Study identifies possible treatment target for Alzheimer’s, age-related cognitive decline
Do you know someone afflicted with Alzheimer’s disease? Odds are the answer to that question is yes, since Alzheimer’s is one of the most common age-related disorders in the United States. It’s also the fifth-leading cause of death among adults aged 65 and older.
But as pervasive as the disease may be, one of its most recognizable symptoms—a pronounced decline in cognitive function—is not isolated to Alzheimer’s. Mild cognitive impairment and even dementia can be a normal part of aging and can carry serious implications for an older adult’s autonomy and quality of life. Both Alzheimer’s and age-related dementia are notoriously difficult to treat, due in part to scientists’ lack of understanding about these diseases.
Now research from a collaborative team of neuroscientists and engineers at Virginia Tech and the University of Virginia is shedding light on the underlying mechanisms of brain aging, along with associated neurological diseases. The team was led by Jonathan Kipnis, chair of neuroscience at the University of Virginia School of Medicine.
The study, published this week in Nature, demonstrated that meningeal lymphatic vessels in the brain, newly discovered in 2014 by several members of the same team, play an essential role in maintaining a healthy homeostasis in aging brains and could be a new target for treatment.
“Our results showed that someday this method could be used as a potential treatment to help alleviate the effects not only of Alzheimer’s, but also other age-related cognitive ailments,” said Virginia Tech’s Jennifer Munson, a study co-author and an assistant professor in the Department of Biomedical Engineering and Mechanics within the College of Engineering
Researchers found that these vessels drain fluid from the central nervous system into the cervical lymph nodes and dysfunction of that drainage aggravates cognitive decline as well as Alzheimer’s disease pathology.
Moreover, when the researchers treated healthy aged mice with a molecule that increased meningeal lymphatic vessel size and fluid flow within those vessels, the mice showed improved performance on learning and memory tasks.
“As you age, the fluid movement in your brain slows, sometimes to a pace that’s half of what it was when you were younger,” said Munson. “We discovered that the proteins responsible for Alzheimer’s actually do get drained through these lymphatic vessels in the brain along with other cellular debris, so any decrease in flow is going to affect that protein build-up.”
To see if that flow could be manipulated, Munson and study co-author Chase Cornelison engineered a hydrogel that contained a molecule known as vascular endothelial growth factor C or VEGF-C.
“Basically, this hydrogel diffuses VEGF-C through the skull and onto those lymphatic vessels in the brain, which causes them to swell.” said Munson. “Together with our collaborators at UVA, we used MRI technology to show that as a result of this treatment, the bulk flow of fluid in the brain actually increased, and that seemed to have a positive effect on cognitive abilities.”
Hydrogels, which are commonly used in research to deliver proteins or molecules to a specified site on the body, find frequent applications in tissue engineering, wound healing, and stem cell research.

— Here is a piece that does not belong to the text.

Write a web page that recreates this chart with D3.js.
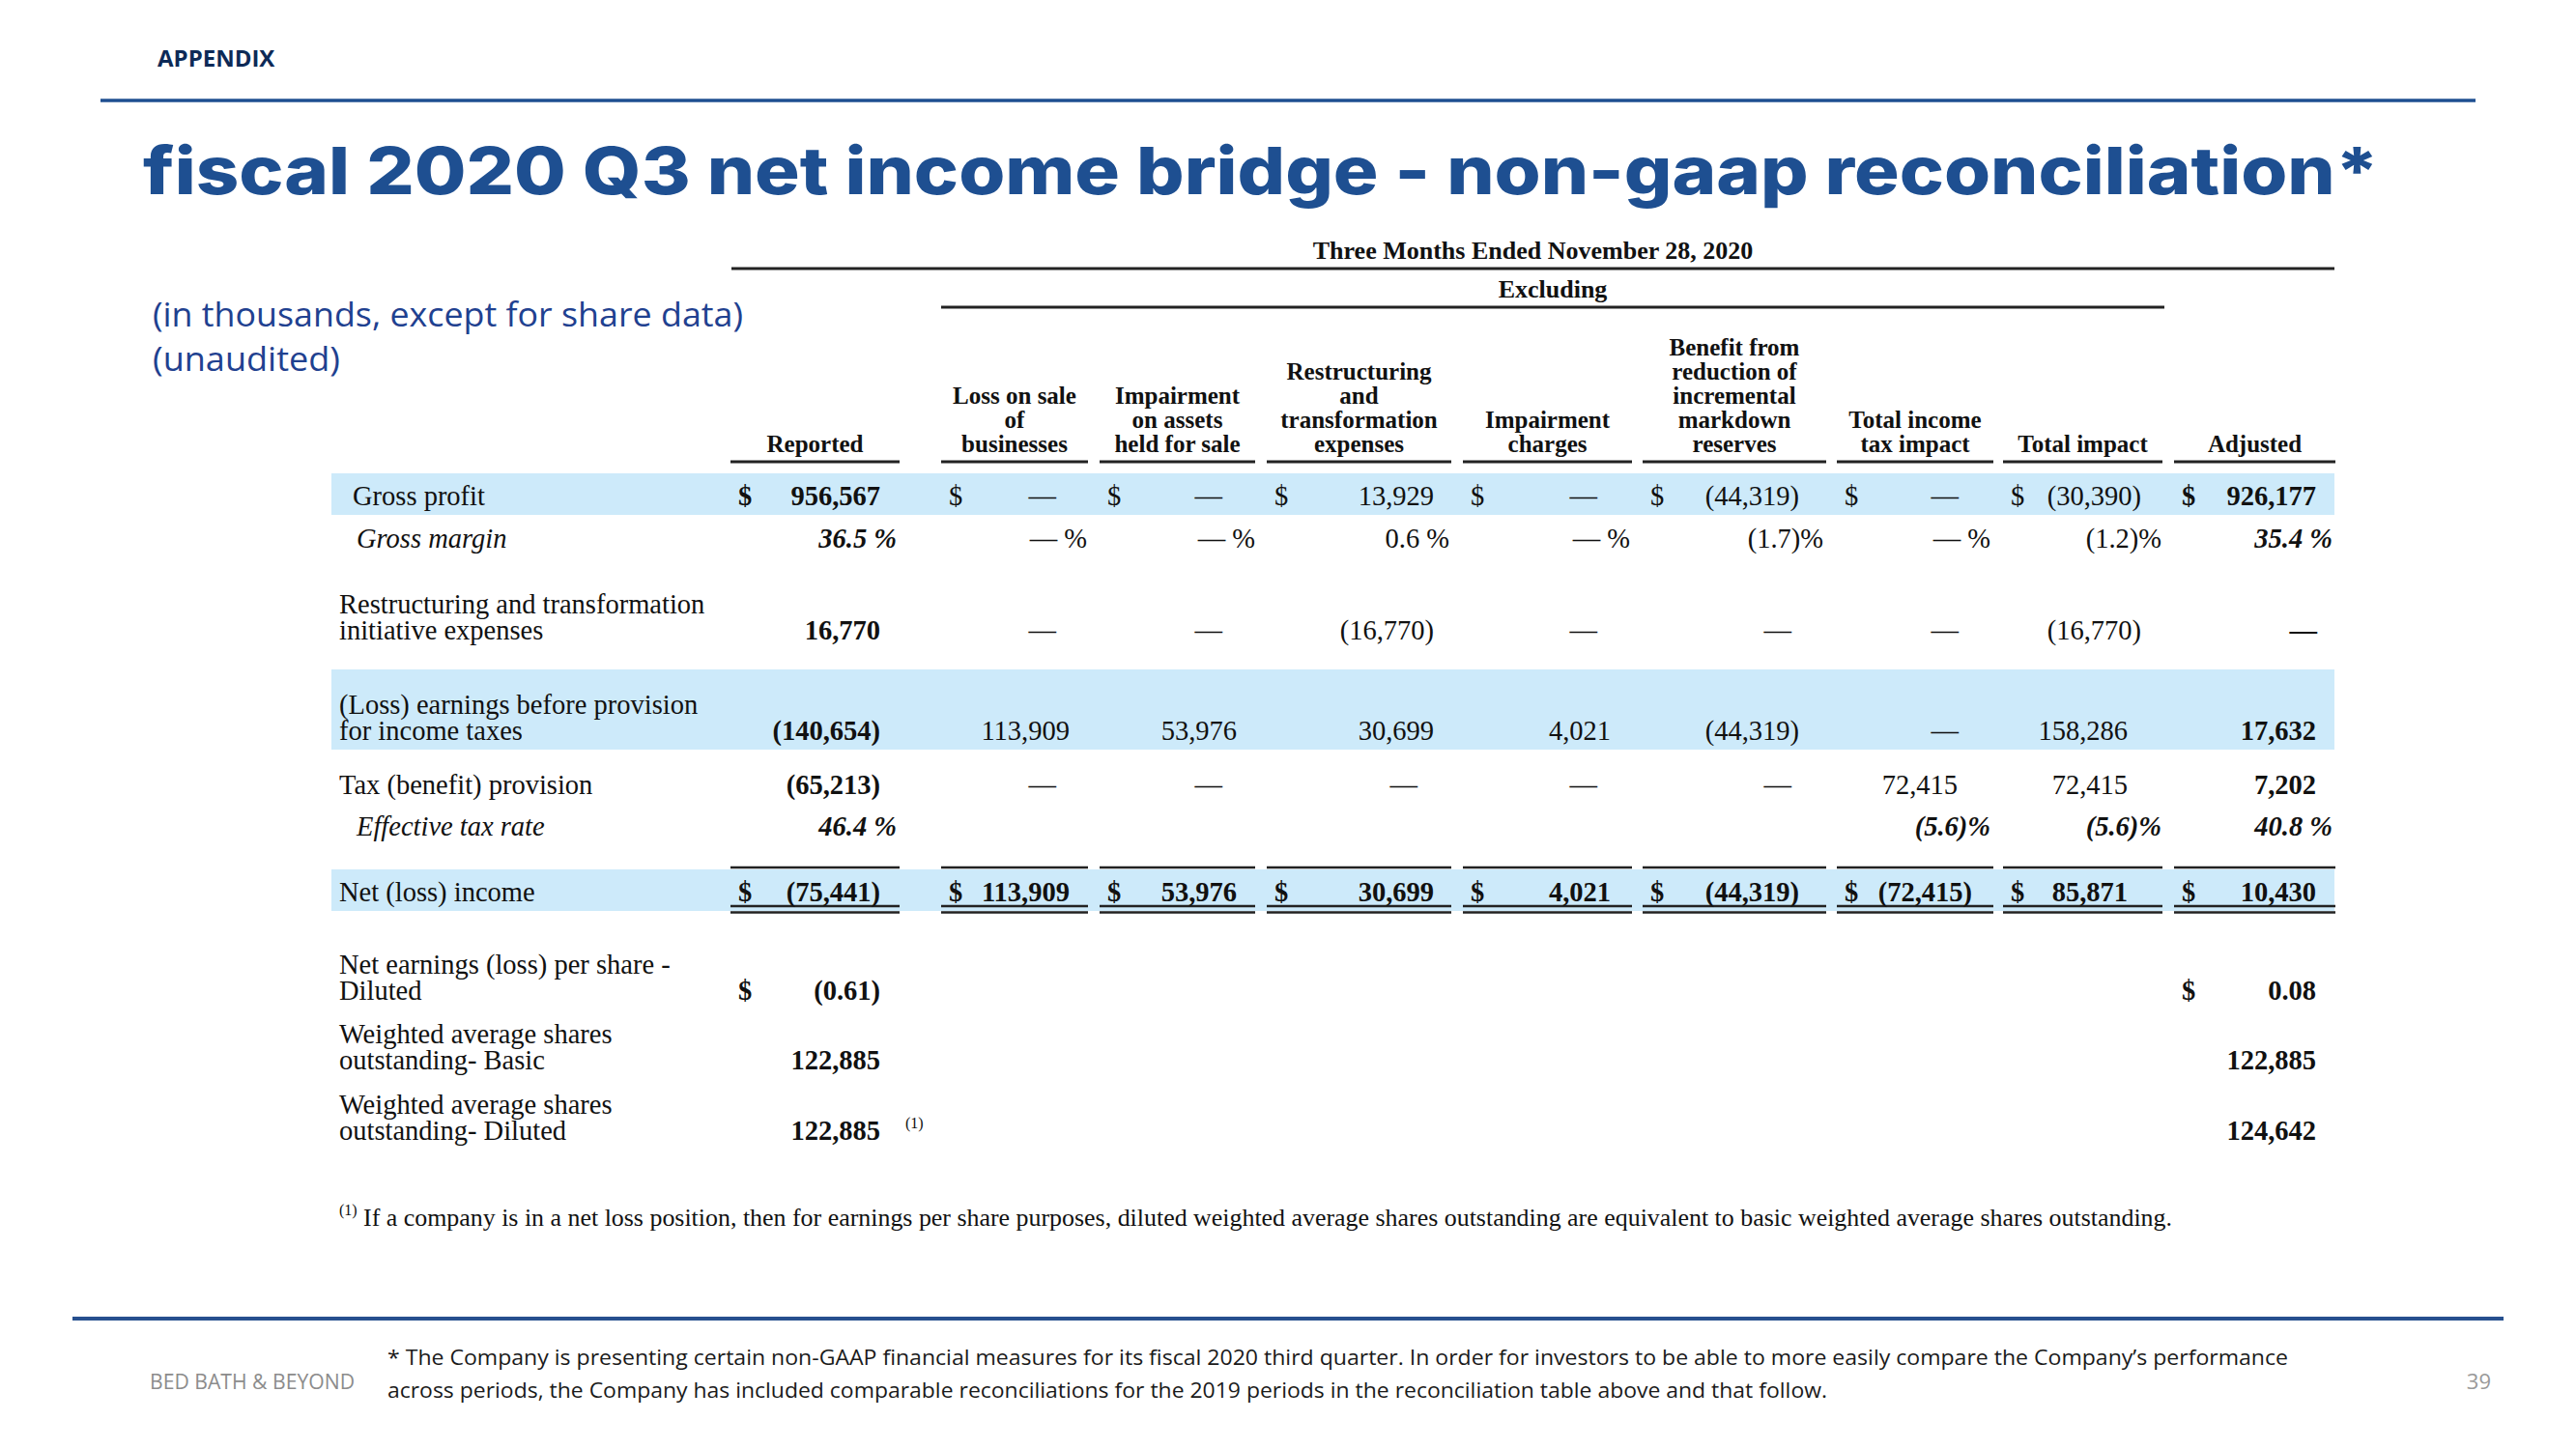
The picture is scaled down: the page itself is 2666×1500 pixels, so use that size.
<!DOCTYPE html>
<html>
<head>
<meta charset="utf-8">
<script src="https://cdn.jsdelivr.net/npm/d3@7"></script>
<style>
  body { margin: 0; background: #fff; }
</style>
</head>
<body>
<svg id="chart"></svg>
<script>
// ---- data ----
const headers = [
  ["Reported"],
  ["Loss on sale", "of", "businesses"],
  ["Impairment", "on assets", "held for sale"],
  ["Restructuring", "and", "transformation", "expenses"],
  ["Impairment", "charges"],
  ["Benefit from", "reduction of", "incremental", "markdown", "reserves"],
  ["Total income", "tax impact"],
  ["Total impact"],
  ["Adjusted"]
];

const rowLabels = [
  ["Gross profit"],
  ["Gross margin"],
  ["Restructuring and transformation", "initiative expenses"],
  ["(Loss) earnings before provision", "for income taxes"],
  ["Tax (benefit) provision"],
  ["Effective tax rate"],
  ["Net (loss) income"],
  ["Net earnings (loss) per share -", "Diluted"],
  ["Weighted average shares", "outstanding- Basic"],
  ["Weighted average shares", "outstanding- Diluted"]
];

const reported        = ["956,567", "36.5 %", "16,770", "(140,654)", "(65,213)", "46.4 %", "(75,441)", "(0.61)", "122,885", "122,885"];
const lossOnSale      = ["—", "— %", "—", "113,909", "—", "", "113,909", "", "", ""];
const impairAssets    = ["—", "— %", "—", "53,976", "—", "", "53,976", "", "", ""];
const restructuring   = ["13,929", "0.6 %", "(16,770)", "30,699", "—", "", "30,699", "", "", ""];
const impairCharges   = ["—", "— %", "—", "4,021", "—", "", "4,021", "", "", ""];
const markdownBenefit = ["(44,319)", "(1.7)%", "—", "(44,319)", "—", "", "(44,319)", "", "", ""];
const taxImpact       = ["—", "— %", "—", "—", "72,415", "(5.6)%", "(72,415)", "", "", ""];
const totalImpact     = ["(30,390)", "(1.2)%", "(16,770)", "158,286", "72,415", "(5.6)%", "85,871", "", "", ""];
const adjusted        = ["926,177", "35.4 %", "—", "17,632", "7,202", "40.8 %", "10,430", "0.08", "122,885", "124,642"];

const columns = [reported, lossOnSale, impairAssets, restructuring, impairCharges,
                 markdownBenefit, taxImpact, totalImpact, adjusted];

const footnote = "If a company is in a net loss position, then for earnings per share purposes, diluted weighted average shares outstanding are equivalent to basic weighted average shares outstanding.";
const pageNote = [
  "* The Company is presenting certain non-GAAP financial measures for its fiscal 2020 third quarter. In order for investors to be able to more easily compare the Company\u2019s performance",
  "across periods, the Company has included comparable reconciliations for the 2019 periods in the reconciliation table above and that follow."
];

// ---- layout ----
const W = 2666, H = 1500;
const serif = "'Liberation Serif', 'Times New Roman', serif";
const sans = "'Open Sans', sans-serif";
const navy = "#1e4f91";

const svg = d3.select("#chart").attr("width", W).attr("height", H);

const colKeys = d3.range(columns.length);
const colLeft = d3.scaleOrdinal().domain(colKeys).range([756, 974, 1138, 1311, 1514, 1700, 1901, 2073, 2250]);
const colRight = d3.scaleOrdinal().domain(colKeys).range([931, 1126, 1299, 1502, 1689, 1890, 2063, 2238, 2417]);
// where plain numbers, bracketed numbers, dashes and percents end inside each column
const numEnd = d3.scaleOrdinal().domain(colKeys).range([911, 1107, 1280, 1484, 1667, 1854, 2026, 2202, 2397]);
const parenEnd = d3.scaleOrdinal().domain(colKeys).range([911, 1107, 1280, 1484, 1667, 1862, 2041, 2216, 2397]);
const dashEnd = d3.scaleOrdinal().domain(colKeys).range([911, 1093, 1265, 1467, 1653, 1854, 2027, 2202, 2398]);
const pctEnd = d3.scaleOrdinal().domain(colKeys).range([928, 1125, 1299, 1500, 1687, 1887, 2060, 2237, 2414]);

const rowKeys = d3.range(rowLabels.length);
const rowY = d3.scaleOrdinal().domain(rowKeys).range([523, 567, 662, 766, 822, 865, 933, 1035, 1107, 1180]);
const lineH = 27;
const bandRows = [[0, 490, 533], [3, 693, 776], [6, 900, 943]];
const dollarRows = { 0: colKeys, 6: colKeys, 7: [0, 8] };

function fitWidth(sel, w) {
  sel.attr("textLength", w).attr("lengthAdjust", "spacingAndGlyphs");
}

// ---- slide chrome ----
svg.append("text").attr("x", 163).attr("y", 69)
  .attr("font-family", sans).attr("font-weight", 700).attr("font-size", 24)
  .attr("fill", "#0d2a57").text("APPENDIX");

svg.append("line").attr("x1", 104).attr("x2", 2562).attr("y1", 104).attr("y2", 104)
  .attr("stroke", navy).attr("stroke-width", 3.5);

svg.append("text").attr("x", 148).attr("y", 201)
  .attr("font-family", "Inter, sans-serif").attr("font-weight", 800).attr("font-size", 68)
  .attr("fill", navy).text("fiscal 2020 Q3 net income bridge - non-gaap reconciliation*")
  .call(fitWidth, 2314);

svg.append("text").attr("x", 158).attr("y", 338)
  .attr("font-family", sans).attr("font-size", 35).attr("fill", "#1f4190")
  .text("(in thousands, except for share data)").call(fitWidth, 611);
svg.append("text").attr("x", 158).attr("y", 384)
  .attr("font-family", sans).attr("font-size", 35).attr("fill", "#1f4190")
  .text("(unaudited)").call(fitWidth, 194);

// ---- table bands ----
svg.append("g").selectAll("rect").data(bandRows).join("rect")
  .attr("x", 343).attr("width", 2416 - 343)
  .attr("y", d => d[1]).attr("height", d => d[2] - d[1])
  .attr("fill", "#cdeafa");

// ---- header ----
const head = svg.append("g").attr("font-family", serif).attr("font-weight", 700)
  .attr("font-size", 25).attr("fill", "#111").attr("text-anchor", "middle");

head.append("text").attr("x", (757 + 2416) / 2).attr("y", 268).attr("font-size", 26)
  .text("Three Months Ended November 28, 2020");
head.append("text").attr("x", (974 + 2240) / 2).attr("y", 308).attr("font-size", 26).text("Excluding");

svg.append("line").attr("x1", 757).attr("x2", 2416).attr("y1", 278).attr("y2", 278)
  .attr("stroke", "#222").attr("stroke-width", 3);
svg.append("line").attr("x1", 974).attr("x2", 2240).attr("y1", 318).attr("y2", 318)
  .attr("stroke", "#222").attr("stroke-width", 3);

head.selectAll("g.col").data(headers).join("g").attr("class", "col")
  .each(function (lines, c) {
    d3.select(this).selectAll("text").data(lines).join("text")
      .attr("x", (colLeft(c) + colRight(c)) / 2)
      .attr("y", (d, i) => 468 - 25 * (lines.length - 1 - i))
      .text(d => d);
  });

// column rules: header underline, rule above net income, double rule below
const rules = svg.append("g").attr("stroke", "#222");
[[478, 3], [898, 2.6], [938, 2.6], [944.5, 2.6]].forEach(([y, w]) => {
  rules.selectAll(null).data(colKeys).join("line")
    .attr("x1", c => colLeft(c)).attr("x2", c => colRight(c))
    .attr("y1", y).attr("y2", y).attr("stroke-width", w);
});

// ---- row labels ----
const labelG = svg.append("g").attr("font-family", serif).attr("font-size", 28.5).attr("fill", "#111");
labelG.selectAll("g").data(rowLabels).join("g").each(function (lines, r) {
  const italic = r === 1 || r === 5;
  const x = r === 0 ? 365 : italic ? 369 : 351;
  d3.select(this).selectAll("text").data(lines).join("text")
    .attr("x", x)
    .attr("y", (d, i) => rowY(r) - lineH * (lines.length - 1 - i))
    .attr("font-style", italic ? "italic" : null)
    .text(d => d);
});

// ---- values ----
function cellX(v, c) {
  if (v.includes("%")) return pctEnd(c);
  if (v === "—") return dashEnd(c);
  if (v.startsWith("(")) return parenEnd(c);
  return numEnd(c);
}

const cells = [];
columns.forEach((vals, c) => vals.forEach((v, r) => { if (v) cells.push({ v, c, r }); }));

const valueG = svg.append("g").attr("font-family", serif).attr("font-size", 28.5).attr("fill", "#111");
valueG.selectAll("text.v").data(cells).join("text").attr("class", "v")
  .attr("x", d => cellX(d.v, d.c)).attr("y", d => rowY(d.r))
  .attr("text-anchor", "end")
  .attr("font-weight", d => (d.c === 0 || d.c === 8 || d.r === 6 || d.r === 5) ? 700 : 400)
  .attr("font-style", d => (d.r === 5 || (d.r === 1 && (d.c === 0 || d.c === 8))) ? "italic" : null)
  .text(d => d.v);

const dollars = [];
Object.entries(dollarRows).forEach(([r, cs]) => cs.forEach(c => dollars.push({ r: +r, c })));
valueG.selectAll("text.d").data(dollars).join("text").attr("class", "d")
  .attr("x", d => colLeft(d.c) + 8).attr("y", d => rowY(d.r))
  .attr("font-weight", d => (d.c === 0 || d.c === 8 || d.r === 6) ? 700 : 400)
  .text("$");

// footnote marker on diluted shares
valueG.append("text").attr("x", 937).attr("y", rowY(9) - 12).attr("font-size", 16).text("(1)");

// ---- footnote ----
const fn = svg.append("g").attr("font-family", serif).attr("fill", "#111");
fn.append("text").attr("x", 351).attr("y", 1258).attr("font-size", 16).text("(1)");
fn.append("text").attr("x", 376).attr("y", 1269).attr("font-size", 26).text(footnote).call(fitWidth, 1872);

// ---- slide footer ----
svg.append("line").attr("x1", 75).attr("x2", 2591).attr("y1", 1365).attr("y2", 1365)
  .attr("stroke", "#27508f").attr("stroke-width", 4);

svg.append("text").attr("x", 155).attr("y", 1438)
  .attr("font-family", sans).attr("font-size", 21).attr("fill", "#8c8c8c")
  .text("BED BATH & BEYOND").call(fitWidth, 212);

svg.append("g").attr("font-family", sans).attr("font-size", 22).attr("fill", "#1a1a1a")
  .selectAll("text").data(pageNote).join("text")
  .attr("x", 401).attr("y", (d, i) => 1413 + 34 * i)
  .text(d => d)
  .each(function (d, i) { d3.select(this).call(fitWidth, i === 0 ? 1967 : 1490); });

svg.append("text").attr("x", 2578).attr("y", 1438).attr("text-anchor", "end")
  .attr("font-family", sans).attr("font-size", 22).attr("fill", "#999").text("39");
</script>
</body>
</html>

“The hydrogel itself in this study isn’t novel, but the application is,” said Munson.
Munson noted that older mice with normal, age-impaired cognitive abilities experienced the biggest gains in memory and learning from the treatment.
Cornelison, a postdoctoral research associate in biomedical engineering at Virginia Tech, said he and Munson hope to use similar hydrogels in future studies as a noninvasive method to alter flow in the brain.
“We want to characterize the cellular response to these changes in flow,” he said. “We know that increased flow in these vessels appears to increase cognitive function, but we don’t know why. Why is slower flow a problem? Is it because you have decreased nutrient transport or increased waste accumulation? Outside of Alzheimer’s disease, we’re not really sure what could be in that fluid that’s causing just normal, age-related cognitive decline.”
Munson, who studies flow in the fluid and matrix-filled space surrounding cells known as interstitial space, thinks the answers to those questions might lie upstream from the brain’s major drainage pathways.
“Right now everyone is really focused on bulk flow in the brain, or the overall movement of flow in the brain,” said Munson. “But to really understand the mechanisms of why flow is linked to cognitive outcomes, we need to look at what’s happening around the neurons and astrocytes—all the cells that are in the brain.”
Because Munson’s lab works with interstitial fluid flow, she says her team already has the systems in place to take that next step.